Thinking with Drafts: Speculative Temporal Reasoning for Efficient Long Video Understanding
Pengfei Hu, Meng Cao, Yingyao Wang, Yi Wang, Jiahua Dong, Jun Song, Yu Cheng, Bo Zheng, Xiaodan Liang
TL;DR
This work tackles the inefficiency of current thinking-with-frames approaches for long video understanding by introducing SpecTemp, a dual-model speculative temporal reasoning framework that decouples temporal perception from reasoning. A lightweight draft MLLM rapidly proposes salient frames within predicted temporal regions, while a stronger target MLLM performs high-level temporal reasoning and verification, iterating until convergence. Training is supported by SpecTemp-80K, a dual-level annotated dataset built with GPT-4o, and optimized via supervised fine-tuning followed by reinforcement learning with tailored rewards for each model. Empirical results across eight benchmarks show SpecTemp achieves competitive accuracy with notably reduced inference latency, highlighting its potential for efficient real-time long-video reasoning.
Abstract
Long video understanding is essential for human-like intelligence, enabling coherent perception and reasoning over extended temporal contexts. While the emerging thinking-with-frames paradigm, which alternates between global temporal reasoning and local frame examination, has advanced the reasoning capabilities of video multi-modal large language models (MLLMs), it suffers from a significant efficiency bottleneck due to the progressively growing and redundant multi-modal context. To address this, we propose SpecTemp, a reinforcement learning-based Speculative Temporal reasoning framework that decouples temporal perception from reasoning via a cooperative dual-model design.
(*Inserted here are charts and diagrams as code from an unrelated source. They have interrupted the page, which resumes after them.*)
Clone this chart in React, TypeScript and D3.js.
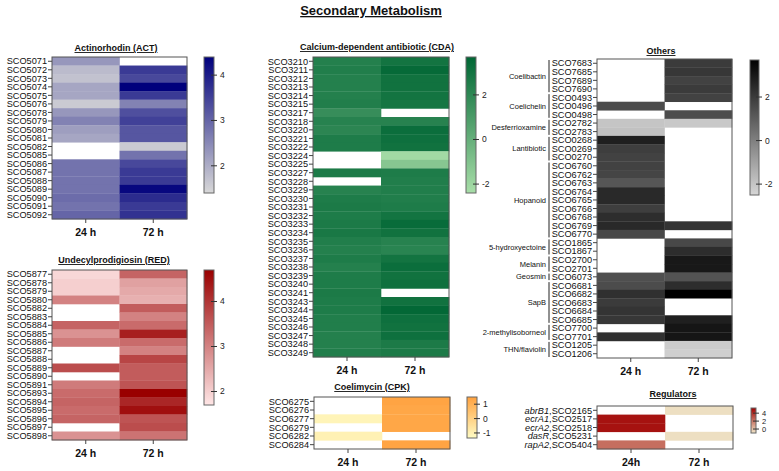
import * as d3 from 'd3'

// ---- data ----
const actGenes = ['SCO5071', 'SCO5072', 'SCO5073', 'SCO5074', 'SCO5075', 'SCO5076', 'SCO5078', 'SCO5079', 'SCO5080', 'SCO5081', 'SCO5082', 'SCO5085', 'SCO5086', 'SCO5087', 'SCO5088', 'SCO5089', 'SCO5090', 'SCO5091', 'SCO5092']
const act24 = [2.3, 1.8, 1.7, 2.1, 2.1, 1.6, 2.3, 2.6, 2.2, 2.1, NaN, NaN, 2.8, 2.8, 2.8, 2.8, 2.9, 2.8, 3.0]
const act72 = [NaN, 3.6, 3.4, 4.4, 3.6, 2.6, 3.3, 3.5, 3.2, 3.2, 1.6, 2.8, 3.4, 3.6, 3.6, 4.3, 3.8, 3.6, 3.7]

const redGenes = ['SCO5877', 'SCO5878', 'SCO5879', 'SCO5880', 'SCO5882', 'SCO5883', 'SCO5884', 'SCO5885', 'SCO5886', 'SCO5887', 'SCO5888', 'SCO5889', 'SCO5890', 'SCO5891', 'SCO5893', 'SCO5894', 'SCO5895', 'SCO5896', 'SCO5897', 'SCO5898']
const red24 = [1.9, 2.0, 2.0, 3.0, NaN, NaN, 3.4, 2.8, 3.1, NaN, NaN, 3.7, NaN, 3.1, 3.3, 3.4, 3.3, 3.4, NaN, 2.8]
const red72 = [3.4, 2.6, 2.5, 2.4, 3.5, 3.0, 3.3, 4.3, 3.3, 3.0, 3.8, 3.5, 3.5, 3.6, 4.7, 4.2, 4.5, 3.6, 3.7, 3.2]

const cdaGenes = ['SCO3210', 'SCO3211', 'SCO3212', 'SCO3213', 'SCO3214', 'SCO3215', 'SCO3217', 'SCO3218', 'SCO3220', 'SCO3221', 'SCO3222', 'SCO3224', 'SCO3225', 'SCO3227', 'SCO3228', 'SCO3229', 'SCO3230', 'SCO3231', 'SCO3232', 'SCO3233', 'SCO3234', 'SCO3235', 'SCO3236', 'SCO3237', 'SCO3238', 'SCO3239', 'SCO3240', 'SCO3241', 'SCO3243', 'SCO3244', 'SCO3245', 'SCO3246', 'SCO3247', 'SCO3248', 'SCO3249']
const cda24 = [2.4, 2.5, 2.4, 2.4, 2.4, 2.5, 1.7, 2.3, 2.1, 2.6, 2.6, NaN, NaN, 2.7, NaN, 2.3, 2.6, 2.7, 2.6, 2.7, 2.8, 2.5, 2.4, 2.6, 2.4, 2.6, 2.6, 2.7, 2.6, 2.6, 2.5, 2.5, 2.4, 2.4, 2.5]
const cda72 = [3.0, 3.5, 3.1, 3.1, 3.0, 2.9, NaN, 2.3, 3.3, 3.2, 3.1, -2.2, -1.2, 2.6, 2.5, 2.5, 2.5, 2.6, 3.0, 3.4, 3.1, 2.3, 2.2, 3.0, 3.3, 3.1, 3.2, NaN, 3.1, 3.6, 3.2, 3.1, 3.2, 2.7, 2.7]

const cpkGenes = ['SCO6275', 'SCO6276', 'SCO6277', 'SCO6279', 'SCO6282', 'SCO6284']
const cpk24 = [NaN, NaN, -1.1, NaN, -1.0, NaN]
const cpk72 = [1.4, 1.3, 1.3, 1.3, NaN, 1.4]

const otherGenes = ['SCO7683', 'SCO7685', 'SCO7689', 'SCO7690', 'SCO0493', 'SCO0496', 'SCO0498', 'SCO2782', 'SCO2783', 'SCO0268', 'SCO0269', 'SCO0270', 'SCO6760', 'SCO6762', 'SCO6763', 'SCO6764', 'SCO6765', 'SCO6766', 'SCO6768', 'SCO6769', 'SCO6770', 'SCO1865', 'SCO1867', 'SCO2700', 'SCO2701', 'SCO6073', 'SCO6681', 'SCO6682', 'SCO6683', 'SCO6684', 'SCO6685', 'SCO7700', 'SCO7701', 'SCO1205', 'SCO1206']
const other24 = [NaN, NaN, NaN, NaN, NaN, 1.5, NaN, -2.0, -1.9, 2.8, 1.9, 1.8, 1.8, 1.7, 1.2, 2.5, 2.5, 1.9, 2.4, 2.5, 1.6, NaN, NaN, NaN, NaN, 1.4, 1.5, 2.3, 2.0, 2.2, 2.1, NaN, 2.3, NaN, NaN]
const other72 = [2.0, 2.1, 1.8, 2.0, 1.8, NaN, 1.5, -2.1, NaN, NaN, NaN, NaN, NaN, NaN, NaN, NaN, NaN, NaN, NaN, 2.2, NaN, 1.6, 2.4, 3.0, 3.0, 1.3, 2.4, 3.7, NaN, NaN, 2.8, 3.1, 3.1, -2.2, -2.3]
const otherGroups = ['Coelibactin', 'Coelichelin', 'Desferrioxamine', 'Lantibiotic', 'Hopanoid', '5-hydroxyectoine', 'Melanin', 'Geosmin', 'SapB', '2-methylisoborneol', 'THN/flaviolin']
const otherGroupSizes = [4, 3, 2, 3, 9, 2, 2, 1, 5, 2, 2]

const regGenes = ['abrB1', 'ecrA1', 'ecrA2', 'dasR', 'rapA2']
const regIds = ['SCO2165', 'SCO2517', 'SCO2518', 'SCO5231', 'SCO5404']
const reg24 = [NaN, 4.8, 4.8, NaN, 2.3]
const reg72 = [-0.8, NaN, NaN, -0.8, NaN]

const font = 'Liberation Sans, Arial, Helvetica, sans-serif'

interface Bar {
  x: number
  top: number
  bottom: number
  w: number
  ticks: number[]
  fontSize?: number
}

interface Props {
  id: string
  title: string
  titleX: number
  titleY: number
  rows: React.ReactNode[]
  v24: number[]
  v72: number[]
  left: number
  top: number
  width: number
  height: number
  domain: [number, number]
  colors: [string, string]
  bar: Bar
  xLabels?: string[]
  groups?: { names: string[]; sizes: number[] }
}

const Heatmap = ({ id, title, titleX, titleY, rows, v24, v72, left, top, width, height, domain, colors, bar, xLabels = ['24 h', '72 h'], groups }: Props) => {
  const y = d3.scaleBand<number>().domain(d3.range(rows.length)).range([top, top + height])
  const x = d3.scaleBand<number>().domain([0, 1]).range([left, left + width])
  const color = d3.scaleLinear<string>().domain(domain).range(colors).interpolate(d3.interpolateRgb).clamp(true)
  const barY = d3.scaleLinear().domain(domain).range([bar.bottom, bar.top])
  const bh = y.bandwidth()
  const cols = [v24, v72]

  let groupBlocks: { name: string; y0: number; y1: number }[] = []
  if (groups) {
    let start = 0
    groupBlocks = groups.names.map((name, i) => {
      const s = start
      start += groups.sizes[i]
      return { name, y0: y(s)!, y1: y(start - 1)! + bh }
    })
  }

  return (
    <g fontFamily={font}>
      <defs>
        <linearGradient id={`grad-${id}`} x1="0" y1="1" x2="0" y2="0">
          <stop offset="0%" stopColor={colors[0]} />
          <stop offset="100%" stopColor={colors[1]} />
        </linearGradient>
      </defs>
      <text x={titleX} y={titleY} textAnchor="middle" fontSize={9} fontWeight="bold" textDecoration="underline" fill="#111">
        {title}
      </text>

      {cols.map((vals, c) =>
        vals.map((v, r) =>
          isNaN(v) ? null : (
            <rect key={`${c}-${r}`} x={x(c)} y={y(r)} width={x.bandwidth() + 0.3} height={bh + 0.3} fill={color(v)} />
          )
        )
      )}
      <rect x={left} y={top} width={width} height={height} fill="none" stroke="#555" strokeWidth={1} />

      {/* y axis */}
      <g fontSize={9.2} fill="#111" textAnchor="end">
        {rows.map((label, r) => {
          const cy = y(r)! + bh / 2
          return (
            <g key={r}>
              <line x1={left - 4} x2={left} y1={cy} y2={cy} stroke="#444" />
              <text x={left - 5} y={cy} dy="0.35em">
                {label}
              </text>
            </g>
          )
        })}
      </g>

      {/* group brackets */}
      {groupBlocks.map((g) => (
        <g key={g.name}>
          <line x1={left - 48} x2={left - 48} y1={g.y0 + 1} y2={g.y1 - 1} stroke="#222" strokeWidth={1} />
          <text x={left - 51} y={(g.y0 + g.y1) / 2} dy="0.35em" textAnchor="end" fontSize={7.5} fill="#111">
            {g.name}
          </text>
        </g>
      ))}

      {/* x axis */}
      {xLabels.map((lab, c) => {
        const cx = x(c)! + x.bandwidth() / 2
        return (
          <g key={lab}>
            <line x1={cx} x2={cx} y1={top + height} y2={top + height + 4} stroke="#444" />
            <text x={cx} y={top + height + 17} textAnchor="middle" fontSize={10.5} fontWeight="bold" fill="#111">
              {lab}
            </text>
          </g>
        )
      })}

      {/* colour bar */}
      <rect x={bar.x} y={bar.top} width={bar.w} height={bar.bottom - bar.top} fill={`url(#grad-${id})`} stroke="#666" strokeWidth={1} />
      {bar.ticks.map((t) => (
        <g key={t}>
          <line x1={bar.x + bar.w - 3} x2={bar.x + bar.w + 3} y1={barY(t)} y2={barY(t)} stroke="#333" />
          <text x={bar.x + bar.w + 6} y={barY(t)} dy="0.35em" fontSize={bar.fontSize ?? 8.5} fill="#222">
            {t}
          </text>
        </g>
      ))}
    </g>
  )
}

export default function App() {
  const regRows = regGenes.map((g, i) => (
    <tspan key={g}>
      <tspan fontStyle="italic">{g}</tspan>,{regIds[i]}
    </tspan>
  ))
  return (
    <svg width={779} height={471} style={{ position: 'absolute', left: 0, top: 0, background: '#fff' }}>
      <text x={371} y={15} textAnchor="middle" fontFamily={font} fontSize={13} fontWeight="bold" textDecoration="underline" fill="#111">
        Secondary Metabolism
      </text>

      <Heatmap id="act" title="Actinorhodin (ACT)" titleX={116} titleY={51} rows={actGenes} v24={act24} v72={act72}
        left={52} top={57} width={135} height={162} domain={[1.4, 4.4]} colors={['#d8d8d8', '#00007c']}
        bar={{ x: 204, top: 57, bottom: 193, w: 10, ticks: [2, 3, 4] }} />

      <Heatmap id="red" title="Undecylprodigiosin (RED)" titleX={114} titleY={263} rows={redGenes} v24={red24} v72={red72}
        left={52} top={270} width={135} height={170} domain={[1.7, 4.7]} colors={['#ffe6e6', '#990000']}
        bar={{ x: 204, top: 270, bottom: 405, w: 10, ticks: [2, 3, 4] }} />

      <Heatmap id="cda" title="Calcium-dependent antibiotic (CDA)" titleX={377} titleY={50} rows={cdaGenes} v24={cda24} v72={cda72}
        left={313} top={57} width={136} height={300} domain={[-2.4, 3.7]} colors={['#a8dea8', '#006634']}
        bar={{ x: 466, top: 57, bottom: 193, w: 10, ticks: [-2, 0, 2] }} />

      <Heatmap id="cpk" title="Coelimycin (CPK)" titleX={372} titleY={390} rows={cpkGenes} v24={cpk24} v72={cpk72}
        left={314} top={397} width={136} height={52} domain={[-1.35, 1.5]} colors={['#fffcc4', '#ffa13e']}
        bar={{ x: 467, top: 397, bottom: 438, w: 10, ticks: [-1, 0, 1] }} />

      <Heatmap id="oth" title="Others" titleX={661} titleY={54} rows={otherGenes} v24={other24} v72={other72}
        left={597} top={59} width={135} height={299} domain={[-2.5, 3.7]} colors={['#d6d6d6', '#000000']}
        bar={{ x: 750, top: 60, bottom: 195, w: 9, ticks: [-2, 0, 2] }}
        groups={{ names: otherGroups, sizes: otherGroupSizes }} />

      <Heatmap id="reg" title="Regulators" titleX={673} titleY={397} rows={regRows} v24={reg24} v72={reg72}
        left={597} top={406} width={136} height={43} domain={[-1, 5.3]} colors={['#f0e6c8', '#a00000']}
        bar={{ x: 751, top: 408, bottom: 433, w: 5, ticks: [0, 2, 4], fontSize: 7.5 }}
        xLabels={['24h', '72 h']} />
    </svg>
  )
}
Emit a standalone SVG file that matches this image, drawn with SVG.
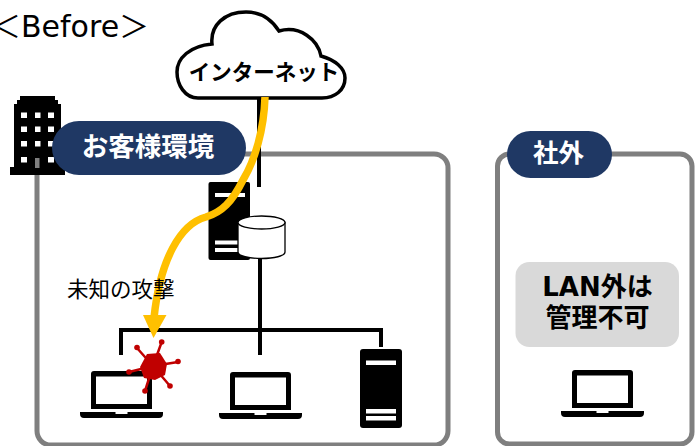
<svg xmlns="http://www.w3.org/2000/svg" width="695" height="446" viewBox="0 0 695 446">
<style>
.frame{fill:#fff;stroke:#7f7f7f;stroke-width:5}
.pill{fill:#1f3864}
.jp{font-family:"Noto Sans CJK JP","Noto Sans",sans-serif}
.mix{font-family:"DejaVu Sans","Noto Sans CJK JP",sans-serif}
.b{font-weight:700;text-anchor:middle}
.w{fill:#fff}
.wire{fill:none;stroke:#000;stroke-width:4}
</style>
<defs>
<g id="laptop">
<path fill-rule="evenodd" d="M14,0H69Q72,0 72,3V38H11V3Q11,0 14,0ZM16,5.500V33H67V5.500Z"/>
<path d="M0,41H35.500V43H47.500V41H83V43Q83,47 79,47H4Q0,47 0,43Z"/>
</g>
</defs>
<rect width="695" height="446" fill="#fff"/>
<text x="-9" y="37" class="mix" font-size="30">＜Before＞</text>
<g id="frame-customer"><rect class="frame" x="37" y="154" width="411" height="291" rx="14"/></g>
<g id="frame-outside"><rect class="frame" x="497.500" y="154" width="194.500" height="290" rx="12"/></g>
<g id="building">
<path d="M20,96H55V100H58V104H61V167H65V175H10V167H14V104H17V100H20Z"/>
<path fill="#fff" d="M21,112.500h6v5.500h-6zM35,112.500h5.500v5.500h-5.500zM48,112.500h6v5.500h-6zM21,126.500h6v5.500h-6zM35,126.500h5.500v5.500h-5.500zM48,126.500h6v5.500h-6zM21,141h6v5.500h-6zM35,141h5.500v5.500h-5.500zM48,141h6v5.500h-6zM21,157h6v5.500h-6zM48,157h6v5.500h-6z"/>
<rect x="35" y="158" width="4.500" height="10" fill="#7f7f7f"/>
</g>
<g id="connectors">
<path class="wire" d="M259,97V187"/>
<path class="wire" d="M260,256V355M121,355V330H381V347"/>
</g>
<g id="cloud">
<path d="M198,98C185,98 177,85 177,72C177,58 190,46 212,44C210,25 225,12 246,12C262,12 272,20 279,31C300,25 318,40 321,56C335,60 345,68 345,78C345,90 335,98 322,98Z" fill="#fff" stroke="#000" stroke-width="3.500"/>
<text x="264" y="80" class="jp b" font-size="21.500">インターネット</text>
</g>
<g id="pill-customer">
<rect class="pill" x="52" y="121" width="194" height="54" rx="27"/>
<text x="148" y="156" class="jp b w" font-size="26.500">お客様環境</text>
</g>
<g id="pill-outside">
<rect class="pill" x="507" y="131" width="105" height="47" rx="23.500"/>
<text x="558.500" y="162" class="jp b w" font-size="25.500">社外</text>
</g>
<g id="server-top">
<rect x="208.500" y="182" width="41.500" height="78" rx="2"/>
<path fill="#fff" d="M215,193h30v4h-30zM215,240.500h30v4h-30zM215,248h30v4h-30z"/>
</g>
<g id="attack">
<path d="M265,97C264,130 255,160 243,180C232,202 222,212 206,217C180,224 160,260 154,318" fill="none" stroke="#ffc000" stroke-width="7.500"/>
<path d="M143,315H166.500L153.500,338Z" fill="#ffc000"/>
</g>
<g id="database">
<path d="M238,222.500V252C238,256 249,258.500 261.500,258.500C274,258.500 285,256 285,252V222.500Z" fill="#fff" stroke="#000" stroke-width="1.300"/>
<ellipse cx="261.500" cy="222.500" rx="23.500" ry="6.500" fill="#fff" stroke="#000" stroke-width="1.300"/>
</g>
<g id="laptop-1"><use href="#laptop" x="80" y="371"/></g>
<g id="laptop-2"><use href="#laptop" x="219" y="372"/></g>
<g id="laptop-3"><use href="#laptop" x="561" y="370"/></g>
<g id="server-bottom">
<rect x="360" y="349" width="42" height="79" rx="3"/>
<path fill="#fff" d="M366,360.500h30v4.500h-30zM366,409h30v4.500h-30zM366,416h30v4.500h-30z"/>
</g>
<g id="virus">
<path d="M153,366L161.700,342M153,366L137,348M153,366L178,362M153,366L129,372M153,366L145,391M153,366L170,386" stroke="#c00000" stroke-width="2.500"/>
<g fill="#c00000">
<circle cx="161.700" cy="342" r="2.800"/><circle cx="137" cy="347.500" r="2.800"/><circle cx="178" cy="361.500" r="2.800"/><circle cx="129" cy="372" r="2.800"/><circle cx="145" cy="391" r="2.800"/><circle cx="170" cy="386" r="2.800"/>
<path d="M147,354L160,353L167,364L165,375L155,380L144,378L140,367Z"/>
</g>
</g>
<text x="67" y="297" class="jp" font-size="21.500">未知の攻撃</text>
<g id="note">
<rect x="515.500" y="262" width="163.500" height="85" rx="14" fill="#d9d9d9"/>
<text class="mix b" font-size="26"><tspan x="597.500" y="296">LAN外は</tspan><tspan x="597.500" y="327">管理不可</tspan></text>
</g>
</svg>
In SpecTemp, a lightweight draft MLLM rapidly explores and proposes salient frames from densely sampled temporal regions, while a powerful target MLLM focuses on temporal reasoning and verifies the draft's proposals, iteratively refining its attention until convergence. This design mirrors the collaborative pathways of the human brain, balancing efficiency with accuracy. To support training, we construct the SpecTemp-80K dataset, featuring synchronized dual-level annotations for coarse evidence spans and fine-grained frame-level evidence. Experiments across multiple video understanding benchmarks demonstrate that SpecTemp not only maintains competitive accuracy but also significantly accelerates inference compared with existing thinking-with-frames methods.